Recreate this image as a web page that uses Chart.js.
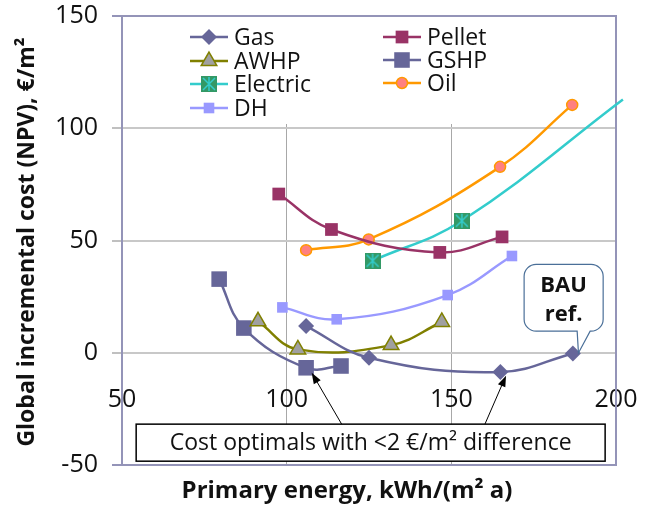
<!DOCTYPE html>
<html>
<head>
<meta charset="utf-8">
<script src="https://cdn.jsdelivr.net/npm/chart.js@4/dist/chart.umd.min.js"></script>
<style>
html, body { margin: 0; padding: 0; background: #fff; }
#wrap { width: 649px; height: 508px; }
</style>
</head>
<body>
<div id="wrap"><canvas id="chart" width="649" height="508"></canvas></div>
<script>
// axis ticks
var xTicks = [50, 100, 150, 200];
var yTicks = [-50, 0, 50, 100, 150];

// series, x = primary energy kWh/(m2 a), y = global incremental cost EUR/m2
var gasX = [105.9, 125.0, 164.9, 186.9];
var gasY = [11.9, -2.2, -8.6, -0.3];
var pelletX = [97.6, 113.6, 146.5, 165.4];
var pelletY = [70.7, 54.9, 44.7, 51.6];
var awhpX = [91.3, 103.4, 131.7, 147.1];
var awhpY = [14.0, 1.5, 3.4, 13.7];
var gshpX = [79.5, 87.0, 105.9, 116.5];
var gshpY = [32.8, 11.0, -6.7, -5.9];
var electricX = [126.1, 153.2, 202.1];
var electricY = [41.0, 58.8, 112.8];
var oilX = [105.9, 124.9, 164.8, 186.7];
var oilY = [45.7, 50.5, 82.8, 110.4];
var dhX = [98.7, 115.2, 148.9, 168.4];
var dhY = [20.2, 14.9, 25.7, 43.1];

var frameColor = '#9494b8';
var font = '"Open Sans", "Liberation Sans", sans-serif';

function pts(xs, ys) {
    return xs.map(function (x, i) { return { x: x, y: ys[i] }; });
}

function electricMarker() {
    var c = document.createElement('canvas');
    c.width = 16; c.height = 16;
    var g = c.getContext('2d');
    g.fillStyle = '#339966';
    g.fillRect(0, 0, 16, 16);
    g.strokeStyle = '#33cccc';
    g.lineWidth = 1.5;
    g.beginPath();
    g.moveTo(2, 2); g.lineTo(14, 14);
    g.moveTo(14, 2); g.lineTo(2, 14);
    g.moveTo(8, 1); g.lineTo(8, 15);
    g.stroke();
    return c;
}
var elecImg = electricMarker();

var series = [
    { label: 'Gas', xs: gasX, ys: gasY, line: '#666699', fill: '#666699', style: 'rectRot', r: 8, bw: 0 },
    { label: 'Pellet', xs: pelletX, ys: pelletY, line: '#993366', fill: '#993366', style: 'rect', r: 9, bw: 0 },
    { label: 'AWHP', xs: awhpX, ys: awhpY, line: '#808000', fill: '#a0a0a0', style: 'triangle', r: 9, bw: 1.5 },
    { label: 'GSHP', xs: gshpX, ys: gshpY, line: '#666699', fill: '#666699', style: 'rect', r: 11, bw: 0 },
    { label: 'Electric', xs: electricX, ys: electricY, line: '#33cccc', fill: '#339966', style: elecImg, r: 8, bw: 0 },
    { label: 'Oil', xs: oilX, ys: oilY, line: '#ff9900', fill: '#ff8080', style: 'circle', r: 5.5, bw: 1.5 },
    { label: 'DH', xs: dhX, ys: dhY, line: '#9999ff', fill: '#9999ff', style: 'rect', r: 7.5, bw: 0 }
];

var datasets = series.map(function (s) {
    var radii = s.xs.map(function (x) { return x > 200 ? 0 : s.r; });
    return {
        label: s.label,
        data: pts(s.xs, s.ys),
        borderColor: s.line,
        borderWidth: 2.5,
        backgroundColor: s.fill,
        pointBackgroundColor: s.fill,
        pointBorderColor: s.line,
        pointBorderWidth: s.bw,
        pointStyle: s.style,
        pointRadius: radii,
        tension: 0.4,
        clip: false
    };
});

function drawMarker(ctx, s, x, y) {
    ctx.save();
    ctx.fillStyle = s.fill;
    ctx.strokeStyle = s.line;
    ctx.lineWidth = s.bw;
    var r = s.r;
    ctx.beginPath();
    if (s.style === 'rect') {
        var h = r * Math.SQRT1_2;
        ctx.rect(x - h, y - h, 2 * h, 2 * h);
    } else if (s.style === 'rectRot') {
        ctx.moveTo(x, y - r); ctx.lineTo(x + r, y); ctx.lineTo(x, y + r); ctx.lineTo(x - r, y); ctx.closePath();
    } else if (s.style === 'triangle') {
        var a = 0;
        ctx.moveTo(x + Math.sin(a) * r, y - Math.cos(a) * r);
        a += Math.PI * 2 / 3;
        ctx.lineTo(x + Math.sin(a) * r, y - Math.cos(a) * r);
        a += Math.PI * 2 / 3;
        ctx.lineTo(x + Math.sin(a) * r, y - Math.cos(a) * r);
        ctx.closePath();
    } else if (s.style === 'circle') {
        ctx.arc(x, y, r, 0, Math.PI * 2);
    } else {
        ctx.drawImage(s.style, x - 8, y - 8);
        ctx.restore();
        return;
    }
    ctx.fill();
    if (s.bw > 0) ctx.stroke();
    ctx.restore();
}

function arrow(ctx, x1, y1, x2, y2) {
    var ang = Math.atan2(y2 - y1, x2 - x1);
    var len = 11, w = 4;
    ctx.save();
    ctx.strokeStyle = '#000';
    ctx.fillStyle = '#000';
    ctx.lineWidth = 1;
    ctx.beginPath();
    ctx.moveTo(x1, y1);
    ctx.lineTo(x2 - Math.cos(ang) * len * 0.8, y2 - Math.sin(ang) * len * 0.8);
    ctx.stroke();
    ctx.beginPath();
    ctx.moveTo(x2, y2);
    ctx.lineTo(x2 - Math.cos(ang) * len - Math.sin(ang) * w, y2 - Math.sin(ang) * len + Math.cos(ang) * w);
    ctx.lineTo(x2 - Math.cos(ang) * len + Math.sin(ang) * w, y2 - Math.sin(ang) * len - Math.cos(ang) * w);
    ctx.closePath();
    ctx.fill();
    ctx.restore();
}

var extras = {
    id: 'extras',
    beforeDatasetsDraw: function (chart) {
        var ctx = chart.ctx, a = chart.chartArea;
        // legend background inside the plot
        ctx.save();
        ctx.fillStyle = '#fff';
        ctx.fillRect(170, a.top + 1, 350, 124 - a.top - 1);
        // frame
        ctx.strokeStyle = frameColor;
        ctx.lineWidth = 2;
        ctx.strokeRect(a.left, a.top, a.right - a.left, a.bottom - a.top);
        ctx.restore();

        // legend
        var cols = [
            { lx: 190, tx: 234, items: ['Gas', 'AWHP', 'Electric', 'DH'], ys: [37, 61, 84, 108] },
            { lx: 383, tx: 427, items: ['Pellet', 'GSHP', 'Oil'], ys: [37, 60, 83] }
        ];
        ctx.save();
        ctx.font = '23px ' + font;
        ctx.textBaseline = 'middle';
        cols.forEach(function (c) {
            c.items.forEach(function (name, i) {
                var s = series.filter(function (q) { return q.label === name; })[0];
                var y = c.ys[i];
                ctx.strokeStyle = s.line;
                ctx.lineWidth = 2.5;
                ctx.beginPath();
                ctx.moveTo(c.lx, y);
                ctx.lineTo(c.lx + 38, y);
                ctx.stroke();
                drawMarker(ctx, s, c.lx + 19, y);
                ctx.fillStyle = '#111';
                ctx.fillText(name, c.tx, y + 1);
            });
        });
        ctx.restore();
    },
    afterDatasetsDraw: function (chart) {
        var ctx = chart.ctx;
        var sx = chart.scales.x, sy = chart.scales.y;
        function X(v) { return sx.getPixelForValue(v); }
        function Y(v) { return sy.getPixelForValue(v); }

        // note box
        var bx1 = X(54.3), bx2 = X(196.7), by1 = Y(-31.8), by2 = Y(-48.3);
        ctx.save();
        ctx.fillStyle = '#fff';
        ctx.fillRect(bx1, by1, bx2 - bx1, by2 - by1);
        ctx.strokeStyle = '#000';
        ctx.lineWidth = 1.5;
        ctx.strokeRect(bx1, by1, bx2 - bx1, by2 - by1);
        ctx.font = '23px ' + font;
        ctx.fillStyle = '#111';
        ctx.textAlign = 'center';
        ctx.textBaseline = 'middle';
        ctx.fillText('Cost optimals with <2 \u20ac/m\u00b2 difference', (bx1 + bx2) / 2, (by1 + by2) / 2 + 1);
        ctx.restore();

        arrow(ctx, X(116.7), Y(-31.8), X(107.6), Y(-8.9));
        arrow(ctx, X(160.2), Y(-31.8), X(166.6), Y(-10.2));

        // BAU callout
        var cx1 = X(172.1), cx2 = X(196.1), cy1 = Y(39.4), cy2 = Y(9.6);
        var tipX = X(188.6), tipY = Y(-0.1), r = 12;
        ctx.save();
        ctx.beginPath();
        ctx.moveTo(cx1 + r, cy1);
        ctx.lineTo(cx2 - r, cy1);
        ctx.arcTo(cx2, cy1, cx2, cy1 + r, r);
        ctx.lineTo(cx2, cy2 - r);
        ctx.arcTo(cx2, cy2, cx2 - r, cy2, r);
        ctx.lineTo(cx2 - 13, cy2);
        ctx.lineTo(tipX, tipY);
        ctx.lineTo(cx2 - 26, cy2);
        ctx.lineTo(cx1 + r, cy2);
        ctx.arcTo(cx1, cy2, cx1, cy2 - r, r);
        ctx.lineTo(cx1, cy1 + r);
        ctx.arcTo(cx1, cy1, cx1 + r, cy1, r);
        ctx.closePath();
        ctx.fillStyle = '#fff';
        ctx.fill();
        ctx.strokeStyle = '#4a6f98';
        ctx.lineWidth = 1.2;
        ctx.stroke();
        ctx.font = 'bold 22px ' + font;
        ctx.fillStyle = '#111';
        ctx.textAlign = 'center';
        ctx.textBaseline = 'middle';
        ctx.fillText('BAU', (cx1 + cx2) / 2, cy1 + 21);
        ctx.fillText('ref.', (cx1 + cx2) / 2, cy1 + 50);
        ctx.restore();
    },
    afterDraw: function (chart) {
        var ctx = chart.ctx;
        ctx.save();
        ctx.fillStyle = '#111';
        ctx.textAlign = 'center';
        ctx.textBaseline = 'middle';
        ctx.font = 'bold 24px ' + font;
        ctx.fillText('Primary energy, kWh/(m\u00b2 a)', 347, 491);
        ctx.translate(27, 242);
        ctx.rotate(-Math.PI / 2);
        ctx.font = 'bold 23px ' + font;
        ctx.fillText('Global incremental cost (NPV), \u20ac/m\u00b2', 0, 0);
        ctx.restore();
    }
};

function edge(v, lo, hi) { return v === lo || v === hi; }

new Chart(document.getElementById('chart'), {
    type: 'line',
    data: { datasets: datasets },
    options: {
        responsive: false,
        devicePixelRatio: 1,
        animation: false,
        layout: { padding: { left: 0, top: 16, right: 33, bottom: 43 } },
        plugins: { legend: { display: false }, tooltip: { enabled: false } },
        scales: {
            x: {
                type: 'linear',
                min: xTicks[0],
                max: xTicks[xTicks.length - 1],
                position: { y: -14.4 },
                afterFit: function (s) {
                    s.height = 0;
                    s.paddingLeft = 0; s.paddingRight = 0; s.paddingTop = 0; s.paddingBottom = 0;
                },
                afterBuildTicks: function (s) { s.ticks = xTicks.map(function (v) { return { value: v }; }); },
                border: { display: false },
                grid: {
                    drawTicks: false,
                    lineWidth: 1,
                    color: function (c) { return edge(c.tick.value, 50, 200) ? 'rgba(0,0,0,0)' : '#a8a8a8'; }
                },
                ticks: { color: '#111', padding: 0, font: { family: font, size: 25 } }
            },
            y: {
                min: yTicks[0],
                max: yTicks[yTicks.length - 1],
                afterFit: function (s) {
                    s.width = 122;
                    s.paddingTop = 0; s.paddingBottom = 0;
                },
                afterBuildTicks: function (s) { s.ticks = yTicks.map(function (v) { return { value: v }; }); },
                border: { display: false },
                grid: {
                    lineWidth: 2,
                    tickLength: 10,
                    color: function (c) { return edge(c.tick.value, -50, 150) ? 'rgba(0,0,0,0)' : '#c8c8c8'; },
                    tickColor: function (c) { return edge(c.tick.value, -50, 150) ? frameColor : '#c0c0c0'; }
                },
                ticks: { color: '#111', padding: 14, font: { family: font, size: 25 } }
            }
        }
    },
    plugins: [extras]
});
</script>
</body>
</html>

************

**Exercise:**
Return exactly what appears from the opening line of the material through the line with "var yTicks = [-50, 0, 50, 100, 150];", apart from the pictures.

**Worked solution:**
Recreate this image as a web page that uses Chart.js.
<!DOCTYPE html>
<html>
<head>
<meta charset="utf-8">
<script src="https://cdn.jsdelivr.net/npm/chart.js@4/dist/chart.umd.min.js"></script>
<style>
html, body { margin: 0; padding: 0; background: #fff; }
#wrap { width: 649px; height: 508px; }
</style>
</head>
<body>
<div id="wrap"><canvas id="chart" width="649" height="508"></canvas></div>
<script>
// axis ticks
var xTicks = [50, 100, 150, 200];
var yTicks = [-50, 0, 50, 100, 150];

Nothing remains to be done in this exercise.